Die Räume der Volkshochschule, die Unterrichtsmaterialien und auch sein Gehalt – all das sind Kostenfaktoren für eine Unterrichtseinheit. Sie ist das „Produkt“ der Volkshochschule und kostet den Bezirk 51,73 Euro. 2006 darf sie nur noch 48,14 Euro kosten. Jugendsozialarbeit ist billiger: 38,12 Euro die Stunde. Eine Unterrichtseinheit der Musikschule soll dann nur 24,97 Euro kosten. Eigentlich müsste sich der Mann von der Volkshochschule bewegen. Denn wer weiß schon, ob die BürgerInnen Jugendsozialarbeit oder die Musikschule wichtiger finden könnten als den Unterricht an der Volkshochschule? Doch der Mann von der Volkshochschule regt sich kaum. Der Mann mit Glatze malt jetzt Ausrufezeichen.
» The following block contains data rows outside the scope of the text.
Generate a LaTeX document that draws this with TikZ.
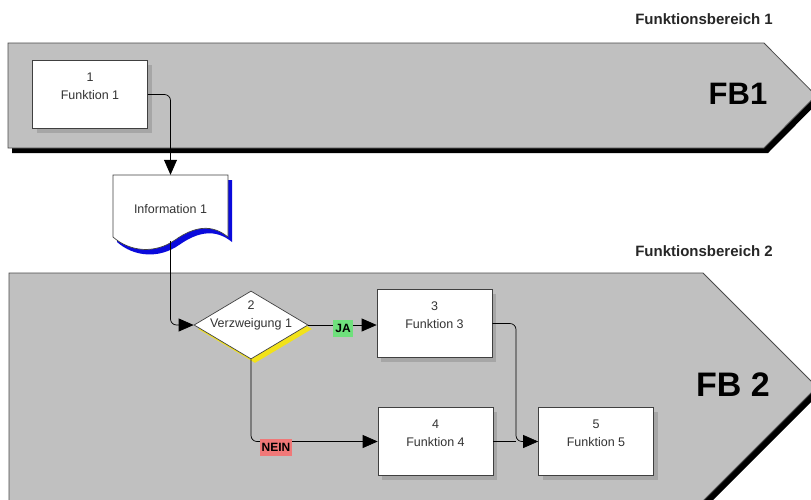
\documentclass[tikz,border=0pt]{standalone}
\usepackage{fontspec}
\setmainfont{Liberation Sans}
\usetikzlibrary{positioning,shapes.geometric,arrows.meta,shadows}
\definecolor{bandgray}{HTML}{C0C0C0}
\definecolor{edgegray}{HTML}{4A4A4A}
\definecolor{txtgray}{HTML}{333333}
\definecolor{docblue}{HTML}{0A0ADC}
\definecolor{decyellow}{HTML}{F2E21A}
\definecolor{yesgreen}{HTML}{6FE07C}
\definecolor{nored}{HTML}{F07878}

\begin{document}
\begin{tikzpicture}[
    x=1pt, y=-1pt,
    band/.style={
        fill=bandgray,
        draw=edgegray,
        line width=0.8pt,
    },
    bandshadow/.style={
        fill=black,
        shift={(4,5)},
    },
    func/.style={
        draw=black!75,
        fill=white,
        line width=0.7pt,
        minimum width=115pt,
        minimum height=68pt,
        inner sep=0pt,
        align=center,
        text=txtgray,
        font=\fontsize{12.5}{18}\selectfont,
        text height=27pt,
        text depth=18pt,
        drop shadow={shadow xshift=4pt, shadow yshift=-4pt, opacity=0.4},
    },
    decision/.style={
        diamond,
        draw=black!75,
        fill=white,
        line width=0.7pt,
        minimum width=114pt,
        minimum height=68pt,
        inner sep=0pt,
        drop shadow={shadow xshift=4pt, shadow yshift=-4pt, fill=decyellow, opacity=1},
    },
    ftext/.style={
        align=center,
        text=txtgray,
        font=\fontsize{12.5}{18}\selectfont,
        inner sep=0pt,
    },
    flow/.style={
        draw=black,
        line width=0.7pt,
        rounded corners=6pt,
        -{Triangle[length=15pt,width=13pt]},
    },
    joinline/.style={
        draw=black,
        line width=0.7pt,
    },
    lbl/.style={
        font=\bfseries\fontsize{12}{12}\selectfont,
        inner xsep=2pt,
        inner ysep=4pt,
        text height=8.6pt,
        text depth=0pt,
    },
    title/.style={
        font=\bfseries\fontsize{15}{15}\selectfont,
        text=black!85,
        anchor=east,
        inner sep=0pt,
    },
    fbtitle/.style={
        font=\bfseries\fontsize{31}{31}\selectfont,
        inner sep=0pt,
    },
]
\useasboundingbox (0,0) rectangle (811,499);
\clip (0,0) rectangle (811,499);

\fill[bandshadow] (8,43) -- (764,43) -- (816,95.5) -- (764,148) -- (8,148) -- cycle;
\draw[band] (8,43) -- (764,43) -- (816,95.5) -- (764,148) -- (8,148) -- cycle;
\fill[bandshadow] (9,273) -- (703,273) -- (817,387) -- (703,501) -- (9,501) -- cycle;
\draw[band] (9,273) -- (703,273) -- (817,387) -- (703,501) -- (9,501) -- cycle;

\node[title] (t1) at (773,19) {Funktionsbereich 1};
\node[title] (t2) at (773,251) {Funktionsbereich 2};
\node[fbtitle] (fb1) at (738,94) {FB1};
\node[fbtitle, font=\bfseries\fontsize{34}{34}\selectfont] (fb2) at (733,385) {FB 2};

\fill[docblue, shift={(4,5)}] (113,175) -- (228,175) -- (228,237)
    .. controls (212,224) and (195,226) .. (175,240)
    .. controls (155,254) and (130,252) .. (113,237) -- cycle;
\filldraw[fill=white, draw=black!75, line width=0.7pt] (113,175) -- (228,175) -- (228,237)
    .. controls (212,224) and (195,226) .. (175,240)
    .. controls (155,254) and (130,252) .. (113,237) -- cycle;
\node[ftext, minimum width=115pt, minimum height=63pt, text height=14pt, text depth=0pt] (info) at (170.5,206.5) {Information 1};

\node[func] (f1) at (90,94.5) {1\\Funktion 1};
\node[decision] (dec) at (251,325) {};
\node[ftext, text height=27pt, text depth=22pt] (dectext) at (dec.center) {2\\Verzweigung 1};
\node[func] (f3) at (434.5,323.5) {3\\Funktion 3};
\node[func] (f4) at (435.5,441.5) {4\\Funktion 4};
\node[func] (f5) at (596,441.5) {5\\Funktion 5};
\coordinate (merge) at (516,441.5);

\draw[flow] (f1.east) -| (info.north);
\draw[flow] ([yshift=-3pt]info.south) |- (dec.west);
\draw[flow] (dec.east) -- (dec.east -| f3.west);
\draw[flow] (dec.south) |- (f4.west);
\draw[flow] (f3.east) -| (merge) -- (f5.west);
\draw[joinline] (f4.east) -- (merge);

\node[lbl, fill=yesgreen] (ja) at (343,328.5) {JA};
\node[lbl, fill=nored] (nein) at (276,447.5) {NEIN};

\end{tikzpicture}
\end{document}
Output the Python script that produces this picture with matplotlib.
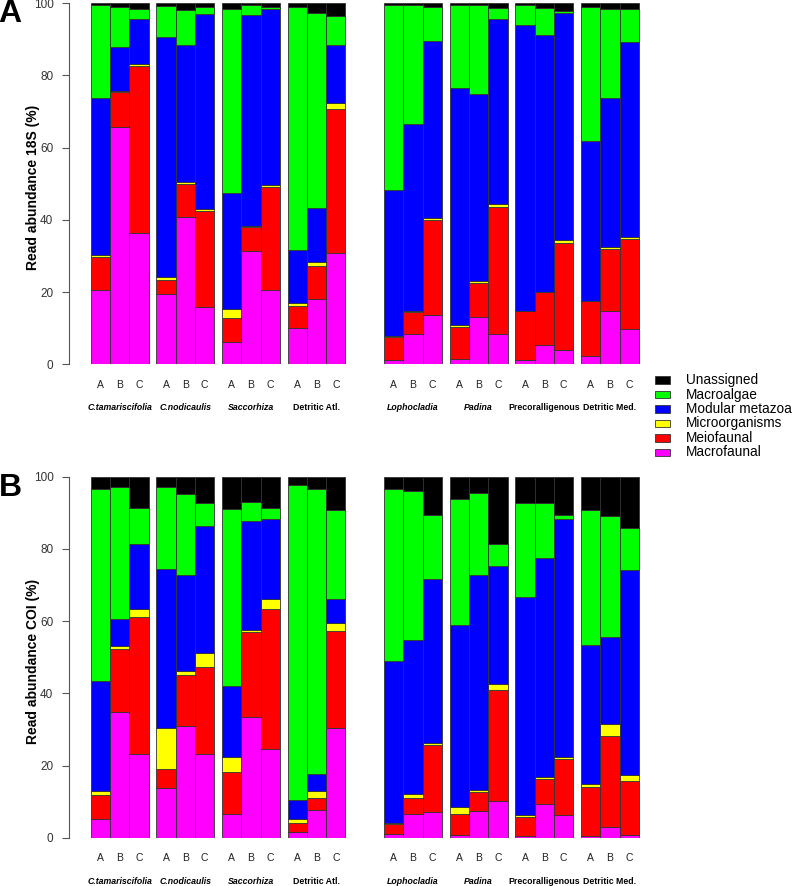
import numpy as np
import matplotlib.pyplot as plt
from matplotlib.patches import Rectangle

plt.rcParams['font.family'] = ['Liberation Sans', 'DejaVu Sans']

# habitats and sites
habitats = ['C.tamariscifolia', 'C.nodicaulis', 'Saccorhiza', 'Detritic Atl.',
            'Lophocladia', 'Padina', 'Precoralligenous', 'Detritic Med.']
is_species = [True, True, True, False, True, True, False, False]
sites = ['A', 'B', 'C']

# layers from bottom to top, legend lists them top to bottom
categories = ['Macrofaunal', 'Meiofaunal', 'Microorganisms', 'Modular metazoa', 'Macroalgae', 'Unassigned']
colors = ['#ff00ff', '#ff0000', '#ffff00', '#0000ff', '#00ff00', '#000000']

# cumulative top (%) of each layer; Unassigned fills to 100
# 18S
macro_18s = [20.7, 65.6, 36.3, 19.4, 40.9, 15.8, 6.3, 31.3, 20.5, 10.0, 18.1, 30.8,
             1.2, 8.3, 13.6, 1.4, 13.0, 8.3, 1.1, 5.4, 3.9, 2.2, 14.7, 9.7]
meio_18s = [29.8, 75.4, 82.7, 23.4, 50.0, 42.5, 12.7, 38.0, 49.2, 16.2, 27.2, 70.6,
            7.7, 14.6, 40.0, 10.2, 22.4, 43.7, 14.7, 19.9, 33.6, 17.4, 32.0, 34.8]
micro_18s = [30.2, 75.6, 83.1, 24.2, 50.4, 43.1, 15.3, 38.3, 49.8, 16.9, 28.3, 72.5,
             7.9, 14.9, 40.5, 10.9, 23.1, 44.5, 14.9, 20.0, 34.3, 17.6, 32.6, 35.4]
modular_18s = [73.7, 87.8, 95.6, 90.6, 88.5, 97.0, 47.4, 96.8, 98.3, 31.7, 43.4, 88.5,
               48.3, 66.6, 89.5, 76.5, 74.9, 95.6, 93.9, 91.3, 97.2, 61.9, 73.8, 89.3]
algae_18s = [99.4, 99.1, 98.4, 99.2, 98.2, 98.9, 98.3, 99.5, 99.1, 98.9, 97.3, 96.4,
             99.6, 99.6, 99.1, 99.4, 99.6, 98.7, 99.6, 98.7, 97.8, 98.9, 98.5, 98.3]

# COI
macro_coi = [5.2, 34.9, 23.1, 13.9, 31.0, 23.3, 6.7, 33.4, 24.7, 1.7, 7.6, 30.3,
             1.1, 6.5, 7.0, 0.7, 7.3, 10.2, 0.6, 9.4, 6.2, 0.6, 2.9, 0.8]
meio_coi = [11.7, 52.3, 61.2, 18.9, 45.1, 47.4, 18.2, 57.0, 63.3, 4.2, 11.1, 57.2,
            3.9, 11.1, 25.7, 6.7, 12.6, 41.0, 5.7, 16.3, 21.8, 14.1, 28.3, 15.7]
micro_coi = [12.9, 53.1, 63.3, 30.5, 46.3, 51.2, 22.4, 57.6, 66.0, 5.1, 12.9, 59.5,
             4.2, 12.2, 26.3, 8.5, 13.3, 42.5, 6.4, 16.8, 22.3, 14.9, 31.6, 17.3]
modular_coi = [43.4, 60.5, 81.4, 74.3, 72.8, 86.3, 42.1, 87.7, 88.4, 10.5, 17.6, 66.0,
               49.0, 54.8, 71.8, 58.9, 72.7, 75.3, 66.8, 77.6, 88.3, 53.5, 55.5, 74.1]
algae_coi = [96.6, 97.1, 91.4, 97.1, 95.3, 92.8, 91.1, 93.0, 91.2, 97.7, 96.6, 90.9,
             96.5, 96.0, 89.5, 93.7, 95.6, 81.3, 92.6, 92.7, 89.3, 90.7, 89.1, 85.7]

W, H = 795, 886
fig = plt.figure(figsize=(W / 100, H / 100), dpi=100)

# bar positions: groups of 3 touching bars, small gap between habitats,
# wider gap between Atlantic and Mediterranean
starts = [g * 3.4 + (1.6 if g >= 4 else 0) for g in range(8)]
xpos = np.array([s + j + 0.5 for s in starts for j in range(3)])
centers = [s + 1.5 for s in starts]

x0_px, unit_px = 90.7, 19.3
ax_left_px, ax_right_px = 68.7, 652
xlim = ((ax_left_px - x0_px) / unit_px, (ax_right_px - x0_px) / unit_px)


def draw_panel(top_px, bottom_px, tops, ylabel, letter):
    ax = fig.add_axes([ax_left_px / W, 1 - bottom_px / H,
                       (ax_right_px - ax_left_px) / W, (bottom_px - top_px) / H])
    bounds = [np.zeros(24)] + [np.array(t) for t in tops] + [np.full(24, 100.0)]
    for k in range(6):
        ax.bar(xpos, bounds[k + 1] - bounds[k], bottom=bounds[k], width=1.0,
               color=colors[k], edgecolor='#333333', linewidth=0.6)
    ax.set_xlim(*xlim)
    ax.set_ylim(0, 100)
    for s in ['top', 'right', 'bottom']:
        ax.spines[s].set_visible(False)
    ax.spines['left'].set_bounds(0, 100)
    ax.spines['left'].set_color('#555555')
    ax.spines['left'].set_linewidth(0.8)
    ax.set_yticks([0, 20, 40, 60, 80, 100])
    ax.tick_params(axis='y', length=5, width=0.8, color='#555555', pad=6,
                   labelsize=8.5, labelcolor='#333333')
    ax.set_xticks(xpos)
    ax.set_xticklabels(sites * 8)
    ax.tick_params(axis='x', length=0, pad=11, labelsize=7.5, labelcolor='#222222')
    for c, name, sp in zip(centers, habitats, is_species):
        ax.annotate(name, xy=(c, 0), xycoords='data', xytext=(0, -43.5),
                    textcoords='offset pixels', ha='center', va='center',
                    fontsize=6.3, fontweight='bold',
                    fontstyle='italic' if sp else 'normal')
    mid = (top_px + bottom_px) / 2 + 4
    fig.text(33 / W, 1 - mid / H, ylabel, rotation=90, ha='center', va='center',
             fontsize=10, fontweight='bold')
    fig.text(10 / W, 1 - (top_px + 11) / H, letter, ha='center', va='center',
             fontsize=23, fontweight='bold')
    return ax


draw_panel(3.3, 364.3, [macro_18s, meio_18s, micro_18s, modular_18s, algae_18s],
           'Read abundance 18S (%)', 'A')
draw_panel(476.7, 837.7, [macro_coi, meio_coi, micro_coi, modular_coi, algae_coi],
           'Read abundance COI (%)', 'B')

# legend, top entry first
for i, k in enumerate(range(5, -1, -1)):
    yc = 380 + i * 14.5
    fig.add_artist(Rectangle((655 / W, 1 - (yc + 3.8) / H), 15 / W, 7.6 / H,
                             transform=fig.transFigure, facecolor=colors[k],
                             edgecolor='#333333', linewidth=0.6))
    fig.text(686 / W, 1 - yc / H, categories[k], ha='left', va='center', fontsize=9.8)

fig.savefig('out.png', dpi=100)
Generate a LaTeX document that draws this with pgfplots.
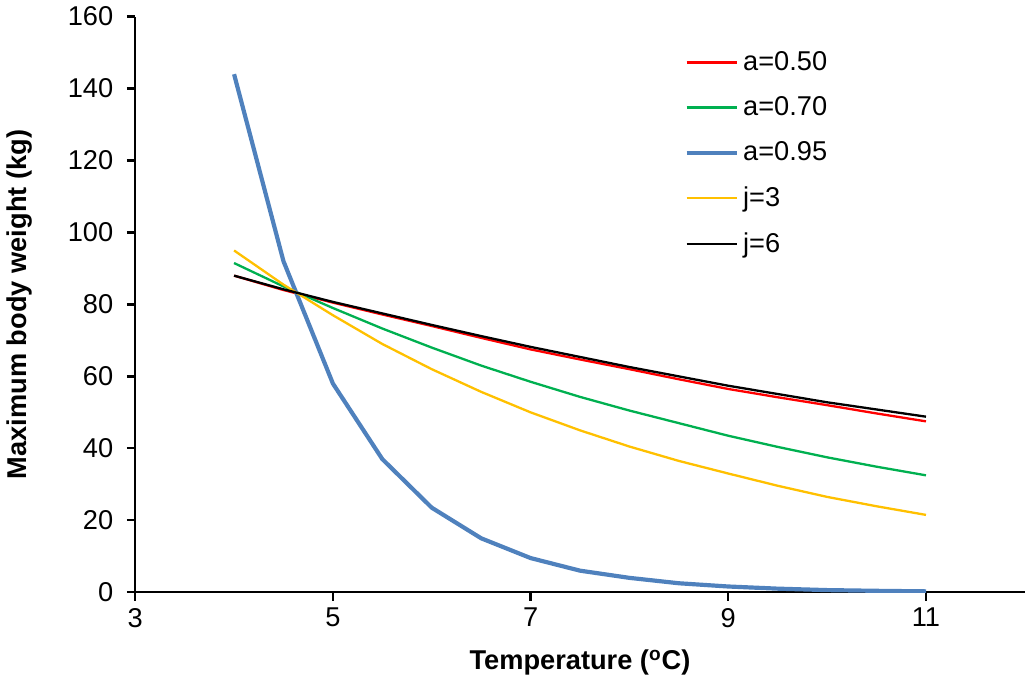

Und in den einzelnen Foren wird diskutiert: „Also, Herr Bolz, Ihre Sprayerwand, die ist doch Quatsch!“, schüttelt Bodo Rosahl im kleinen Kreis den Kopf. „Früher haben wir Fahrräder repariert, heute lassen sich die Kids eben anders aus“, sagt Winfred Bolz. „Warum kann man es nicht wie früher machen?“, fordert Rosahl. Ron Rodriguez merkt leise an: „Wenn sie nur sprayen dürften, dann würden viele Jugendliche das Schmieren lassen.“ – „Die würden doch trotzdem immer drüber schmieren.“ – „Nicht, wenn sie genug Platz bekommen.“ – „Ja soll denn die ganze Stadt verschandelt werden?“ – „Vielleicht nicht die ganze Stadt. Und auch nicht verschandelt. Vielleicht reicht es, wenn einfach mehr Flächen zur Verfügung stehen, die monatlich neu zum Sprayen freigegeben werden. Das Ganze mit einem Wettbewerb verbinden. Das schafft Raum und verhindert vielleicht ein paar Schmierereien.“ Bolz: „Eine gute Idee, Ron!“ Rosahl: „Hm. Dann machen wir’s so!“ Es sind Gespräche wie diese, die im Dissens sanft vereinen. Rosahl sagt später, er habe nicht gegen Bolz gestimmt. Er höre nur schlecht auf dem rechten Ohr.

Zwischen den Beamtenpalmen sitzen und stehen Kleingruppen und formen Ideen. Sprayerwände. Gehörlosenhilfen. Mehr Schulbücher in Bibliotheken. Mehr Bänke in die Parks. Ein Heimatmuseum als Werbeträger. Identitätsstiftende Orte, all so was. Idee um Idee. Mit Abstand die beste ist für heute Abend bestimmt: die Förderung von Seniorenarbeit mit generationsübergreifendem Ansatz. Auf dem entsprechenden Vorschlagszettel kleben am Ende die meisten Wertungspunkte, das steht ganz oben auf der Liste von Lichtenberg-Nord. Ältere sollen Jungen helfen, Jüngere können Älteren helfen. Das müsste nicht einmal viel kosten. Rons Jugendclub schafft es auf Platz drei. Er will jetzt anpacken. Bolz tut das längst, pflanzt Bäume an der Schule seiner Tochter. Bodo Rosahl hebt eine Heftzwecke vom Boden auf, damit niemand hineintritt. Er will wiederkommen.